Here are records with pictures in them. Copy all of them exactly and leave the pictures out.

+===+

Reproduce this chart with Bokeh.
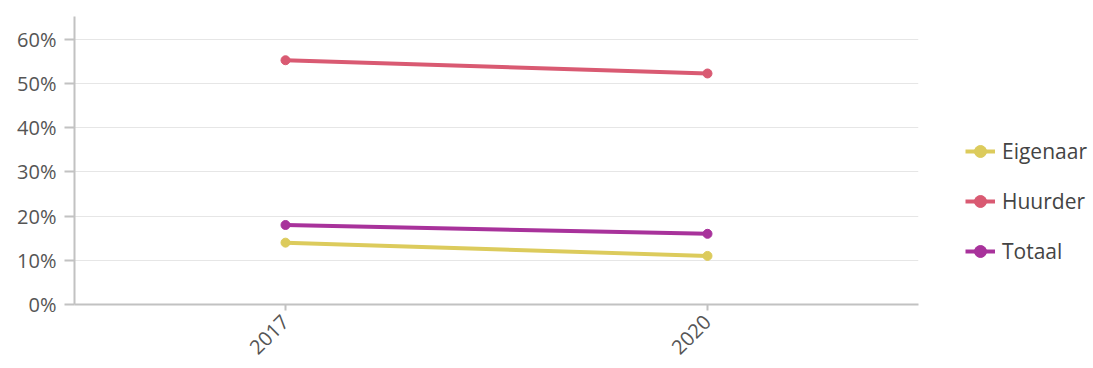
import math
from bokeh.plotting import figure
from bokeh.models import Legend, LegendItem, NumeralTickFormatter, FactorRange, FixedTicker
from bokeh.embed import file_html
from bokeh.resources import INLINE

years = ["2017", "2020"]
eigenaar = [0.14, 0.11]
huurder = [0.553, 0.523]
totaal = [0.18, 0.16]
series = [("Eigenaar", eigenaar, "#dccb5c"), ("Huurder", huurder, "#d95a72"), ("Totaal", totaal, "#a8329b")]

FONT = "Open Sans"

p = figure(x_range=FactorRange(*years, range_padding=0), y_range=(0, 0.652),
           frame_width=844, frame_height=288, output_backend="svg", toolbar_location=None,
           min_border_left=74, min_border_top=16, min_border_bottom=40, min_border_right=0)
p.outline_line_color = None

items = []
for name, vals, col in series:
    r1 = p.line(years, vals, line_color=col, line_width=4)
    r2 = p.scatter(years, vals, size=9, fill_color=col, line_color=col)
    items.append(LegendItem(label=name, renderers=[r1, r2]))

legend = Legend(items=items, location=(47, 38), border_line_color=None, background_fill_alpha=0,
                glyph_width=30, glyph_height=30, label_height=30, spacing=20, padding=0, margin=0,
                label_standoff=7, label_text_font=FONT, label_text_font_size="21px",
                label_text_color="#444444")
p.add_layout(legend, "right")

p.yaxis.ticker = FixedTicker(ticks=[0, 0.1, 0.2, 0.3, 0.4, 0.5, 0.6])
p.yaxis.formatter = NumeralTickFormatter(format="0%")
p.xgrid.grid_line_color = None
p.ygrid.grid_line_color = "#e6e6e6"
p.ygrid.grid_line_width = 1

for ax in (p.xaxis, p.yaxis):
    ax.axis_line_color = "#c2c2c2"
    ax.axis_line_width = 2
    ax.major_tick_line_color = "#c2c2c2"
    ax.major_tick_line_width = 2
    ax.minor_tick_line_color = None
    ax.major_label_text_font = FONT
    ax.major_label_text_font_size = "20px"
    ax.major_label_text_color = "#555555"
p.yaxis.major_tick_in = 0
p.yaxis.major_tick_out = 10
p.yaxis.major_label_standoff = 8
p.xaxis.major_tick_in = 0
p.xaxis.major_tick_out = 6
p.xaxis.major_label_standoff = 8
p.xaxis.major_label_orientation = math.pi / 4

open("out.html", "w").write(file_html(p, INLINE))
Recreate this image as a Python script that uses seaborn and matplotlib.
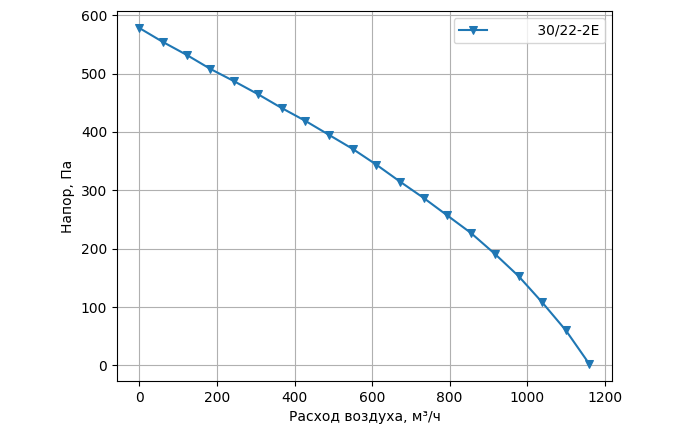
import matplotlib
matplotlib.use('Agg')
import matplotlib.pyplot as plt
import seaborn as sns
import pandas

# ====== DATA

airflow = [0, 61, 122, 183, 244, 305, 367, 428, 489, 550,
           611, 672, 733, 794, 855, 917, 978, 1039, 1100, 1161]
pressure = [578, 554, 532, 508, 487, 465, 441, 419, 395, 371,
            344, 315, 287, 257, 227, 191, 153, 108, 60, 2]
model_label = '         30/22-2E'

df = pandas.DataFrame({'airflow': airflow, 'pressure': pressure})

# ====== PLOT

fig, ax = plt.subplots(figsize=(6.8, 4.34), dpi=100)
sns.lineplot(x='airflow', y='pressure', data=df, marker='v', color='#1f77b4',
             markeredgecolor='#1f77b4', markersize=6, label=model_label, ax=ax)
ax.set_xlabel('Расход воздуха, м³/ч')
ax.set_ylabel('Напор, Па')
ax.grid(True)
ax.legend(loc='upper right')
plt.subplots_adjust(left=0.172, right=0.9, top=0.974, bottom=0.122)
plt.savefig('out.png', dpi=100)
plt.close()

+===+

— The result —
Reproduce this chart with Bokeh.
import math
from bokeh.plotting import figure
from bokeh.models import Legend, LegendItem, NumeralTickFormatter, FactorRange, FixedTicker
from bokeh.embed import file_html
from bokeh.resources import INLINE

years = ["2017", "2020"]
eigenaar = [0.14, 0.11]
huurder = [0.553, 0.523]
totaal = [0.18, 0.16]
series = [("Eigenaar", eigenaar, "#dccb5c"), ("Huurder", huurder, "#d95a72"), ("Totaal", totaal, "#a8329b")]

FONT = "Open Sans"

p = figure(x_range=FactorRange(*years, range_padding=0), y_range=(0, 0.652),
           frame_width=844, frame_height=288, output_backend="svg", toolbar_location=None,
           min_border_left=74, min_border_top=16, min_border_bottom=40, min_border_right=0)
p.outline_line_color = None

items = []
for name, vals, col in series:
    r1 = p.line(years, vals, line_color=col, line_width=4)
    r2 = p.scatter(years, vals, size=9, fill_color=col, line_color=col)
    items.append(LegendItem(label=name, renderers=[r1, r2]))

legend = Legend(items=items, location=(47, 38), border_line_color=None, background_fill_alpha=0,
                glyph_width=30, glyph_height=30, label_height=30, spacing=20, padding=0, margin=0,
                label_standoff=7, label_text_font=FONT, label_text_font_size="21px",
                label_text_color="#444444")
p.add_layout(legend, "right")

p.yaxis.ticker = FixedTicker(ticks=[0, 0.1, 0.2, 0.3, 0.4, 0.5, 0.6])
p.yaxis.formatter = NumeralTickFormatter(format="0%")
p.xgrid.grid_line_color = None
p.ygrid.grid_line_color = "#e6e6e6"
p.ygrid.grid_line_width = 1

for ax in (p.xaxis, p.yaxis):
    ax.axis_line_color = "#c2c2c2"
    ax.axis_line_width = 2
    ax.major_tick_line_color = "#c2c2c2"
    ax.major_tick_line_width = 2
    ax.minor_tick_line_color = None
    ax.major_label_text_font = FONT
    ax.major_label_text_font_size = "20px"
    ax.major_label_text_color = "#555555"
p.yaxis.major_tick_in = 0
p.yaxis.major_tick_out = 10
p.yaxis.major_label_standoff = 8
p.xaxis.major_tick_in = 0
p.xaxis.major_tick_out = 6
p.xaxis.major_label_standoff = 8
p.xaxis.major_label_orientation = math.pi / 4

open("out.html", "w").write(file_html(p, INLINE))
Recreate this image as a Python script that uses seaborn and matplotlib.
import matplotlib
matplotlib.use('Agg')
import matplotlib.pyplot as plt
import seaborn as sns
import pandas

# ====== DATA

airflow = [0, 61, 122, 183, 244, 305, 367, 428, 489, 550,
           611, 672, 733, 794, 855, 917, 978, 1039, 1100, 1161]
pressure = [578, 554, 532, 508, 487, 465, 441, 419, 395, 371,
            344, 315, 287, 257, 227, 191, 153, 108, 60, 2]
model_label = '         30/22-2E'

df = pandas.DataFrame({'airflow': airflow, 'pressure': pressure})

# ====== PLOT

fig, ax = plt.subplots(figsize=(6.8, 4.34), dpi=100)
sns.lineplot(x='airflow', y='pressure', data=df, marker='v', color='#1f77b4',
             markeredgecolor='#1f77b4', markersize=6, label=model_label, ax=ax)
ax.set_xlabel('Расход воздуха, м³/ч')
ax.set_ylabel('Напор, Па')
ax.grid(True)
ax.legend(loc='upper right')
plt.subplots_adjust(left=0.172, right=0.9, top=0.974, bottom=0.122)
plt.savefig('out.png', dpi=100)
plt.close()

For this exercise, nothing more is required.